Walther K. Nehring (1892-1983) was a German general who served in Poland, France and North Africa, but who spent the most time serving on the Eastern Front.
Nehring joined the German Army on 16 September 1911 as an officer candidate with Infantry Regiment 152. He was promoted to Leutnant on 18 December 1913, and to Oberleutnant during the First World War. Two days after that promotion he was awarded the Iron Cross First Class (he also received the Iron Cross Second Class and the Wound Badge in Black).
After the war Nehring joined the Reichswehr, the 100,000 strong army of the Weimar Republic. In 1923 he was promoted to Hauptmann and given command of a machine gun company in Infantry Regiment 2. He was then selected for general staff training. The German General Staff had been banned by the Treaty of Versailles, but this was easily bypassed, and the Truppenamt of the Reichswehr Ministry fulled the same role. In March 1937 Nehring was promoted to Oberst, and in October 1937 he was given command of Panzer Regiment 5.
In July 1939 Nehring was appointed to the staff of XIX Corps, and by the start of the Second World War he was serving as the corps' chief of staff (under General Guderian). Nehring served in the post during the campaigns in Poland in 1939 and France in 1940. He was then promoted to Generalmajor (1 August 1940) and given command of the newly formed 18 Panzer Division (25 October 1940).
The connection to Guderian remained, and Nehring's division formed part of Panzer Group Guderian during Operation Barbarossa. Nehring was awarded the Knight's Cross on 24 July 1941 for actions around Borissow and the Beresina River.
1942 saw a major change of scene for Nehring. At the end of January he was transferred to North Africa. On 1 February he was promoted to Generalleutnant. On 29 May 1942 General Cruewell, the command of the Africa Corps (Rommel having been promoted to command the larger Axis army in North Africa) was captured by the British, and Nehring replaced him.
Nehring took command of the Africa Corps in time to take command during the assault on the Gazala Line in May 1942. His command carried out the key movement around the southern flank of the defensive line, crippled the Allied armour and forced them to retreat back towards El Alamein. Nehring was promoted to General der Panzertruppe on 1 July 1942.
Nehring's men played the main part in Rommel's final major offensive in the Western Desert, the battle of Alam Halfa (31 August-7 September 1942). Nehring himself was wounded while crossing a British minefield on the first day of the battle, but remained in command. He was wounded again in an air attack in September, and was forced to return to Germany to recover.

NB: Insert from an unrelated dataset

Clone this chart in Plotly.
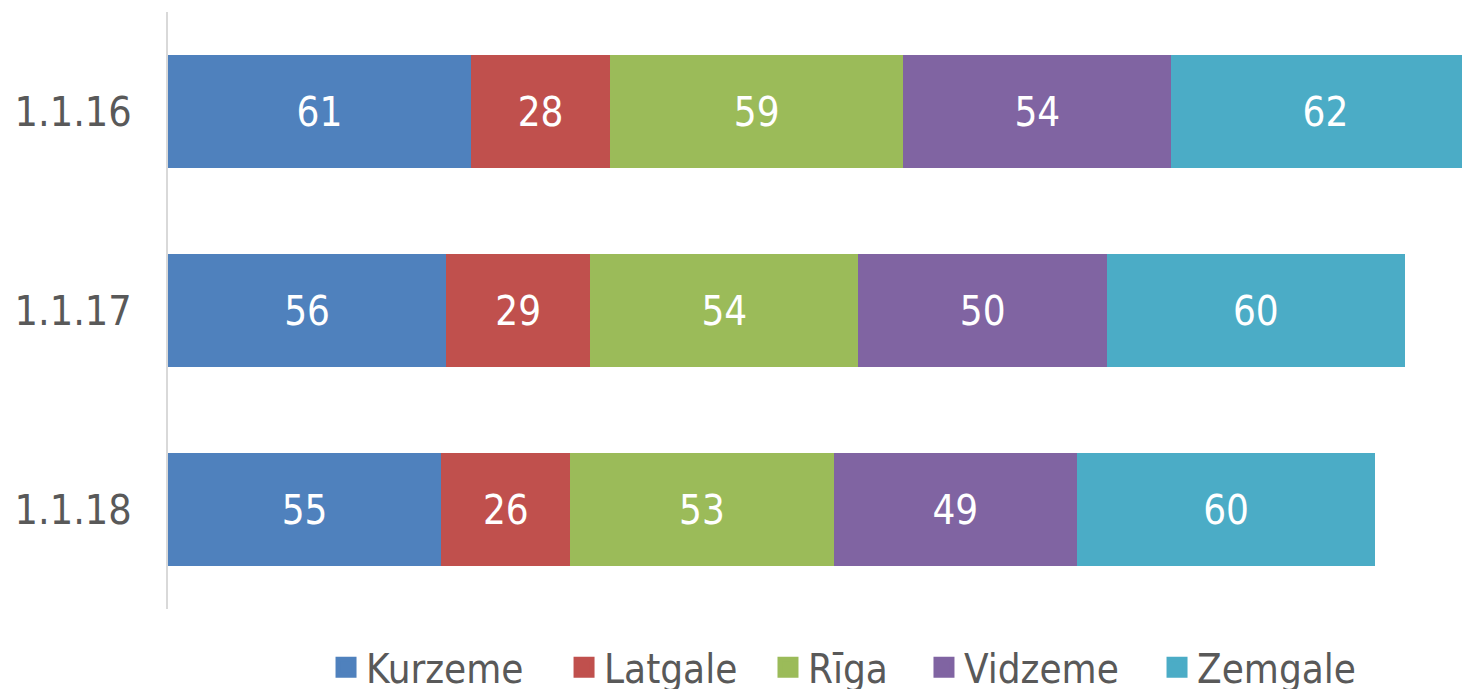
import plotly.graph_objects as go

categories = ["1.1.16", "1.1.17", "1.1.18"]
regions = ["Kurzeme", "Latgale", "Rīga", "Vidzeme", "Zemgale"]
kurzeme = [61, 56, 55]
latgale = [28, 29, 26]
riga = [59, 54, 53]
vidzeme = [54, 50, 49]
zemgale = [62, 60, 60]
series = [kurzeme, latgale, riga, vidzeme, zemgale]
colors = ["#4F81BD", "#C0504D", "#9BBB59", "#8064A2", "#4BACC6"]
legend_x = [0.2230, 0.3858, 0.5253, 0.6320, 0.7914]

FONT = "DejaVu Sans Condensed, DejaVu Sans, sans-serif"

fig = go.Figure()
for i, (name, vals, col) in enumerate(zip(regions, series, colors)):
    fig.add_trace(go.Bar(
        y=categories, x=vals, name=name, orientation="h",
        marker=dict(color=col, line=dict(width=0)),
        text=[str(v) for v in vals], textposition="inside",
        insidetextanchor="middle", constraintext="none",
        textfont=dict(color="white", size=40, family=FONT),
        showlegend=False, cliponaxis=True,
    ))
    fig.add_trace(go.Scatter(
        x=[None], y=[None], mode="markers", name=name,
        marker=dict(symbol="square", size=16, color=col, line=dict(width=5, color=col)),
        showlegend=True, legend="legend" if i == 0 else f"legend{i+1}",
    ))

legends = {}
for i, lx in enumerate(legend_x):
    key = "legend" if i == 0 else f"legend{i+1}"
    legends[key] = dict(orientation="h", xref="container", yref="container",
                        x=lx, xanchor="left", y=0.0315, yanchor="middle",
                        font=dict(size=40, color="#595959", family=FONT),
                        itemsizing="trace", bgcolor="rgba(0,0,0,0)", borderwidth=0)

fig.update_layout(
    barmode="stack",
    bargap=0.432,
    width=1462, height=689,
    margin=dict(l=168, r=0, t=12, b=80),
    paper_bgcolor="white", plot_bgcolor="white",
    font=dict(family=FONT, color="#595959"),
    xaxis=dict(range=[0, 260.5], showgrid=False, zeroline=False, showticklabels=False,
               showline=False, ticks=""),
    yaxis=dict(categoryorder="array", categoryarray=categories, autorange="reversed",
               showline=True, linecolor="#D9D9D9", linewidth=2, showgrid=False,
               zeroline=False, ticks="", ticklabelstandoff=26,
               tickfont=dict(size=41, color="#595959", family=FONT)),
    **legends,
)

fig.write_html("out.html", config={"displayModeBar": False},
               post_script="document.body.style.margin='0';document.body.style.overflow='hidden';")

He was thus absent when the Allies landing in North Africa (Operation Torch, 8 November 1942). Kesselring responded to the invasion by appointing Nehring to command a new formation in Tunisia (90th Corps, then V Panzerarmee). When Nehring arrived Tunisia seemed to be open to the Allies, but he was able to organise a successful defensive of the country's long western border, giving the Germans time to flood reinforcements into the area. His first major success came on 19 November 1942, when he expelled the French from Medjez-el-Bab, a key transport link thirty miles to the west of Tunis. Nehring soon abandoned this advanced position, and the Allies advanced to within twelve miles of Tunis. Nehring waited until the 10th Panzer Division had arrived and then launched a counterattack that ended the first Allied offensive in Tunisia and greatly extended the war in North Africa. Despite this success, Nehring was judged to be too pessimist for the command in North Africa, and on 5 December 1942 was replaced by General von Arnim.
Nehring returned to the Eastern Front, where he was appointed commander of the 24th Panzer Corps (a post he held from 10 February 1943 to 27 June 1944 and again from 20 August 1944-20 March 1945). The gap in the summer of 1944 came when he was appointed to temporary command of the 4th Panzer Army (before the arrival of its new commander, General Hermann Balck), followed by a short spell as commander of the 48th Panzer Corps.
Nehring was awarded the Oakleaves to the Knights Cross on 8 February 1944, during his first period in command of 24th Panzer Corps, and the Swords to the Knight's Cross on 22 January 1945, towards the end of his second spell in command. During this period Nehring was involved in the defensive battles on the southern part of the Eastern Front, before being pushed back into southern Poland. The remnants of his corps, by then known as Gruppe Nehring, was pushed back into Silesia in March 145.
On 20 March 1945 Nehring was appointed commander of the 1st Panzer Army (replacing General Heinrici). This was a short-lived appointment, and by the end of March Nehring was replaced by General Hasse. The army itself was disbanded on 3 April. Nehring retreated west, and surrendered to the Americans on 9 May 1945. He was held as a prisoner of war for three years, and survived for nearly forty years after the war, dying in Dusseldorf in 1983.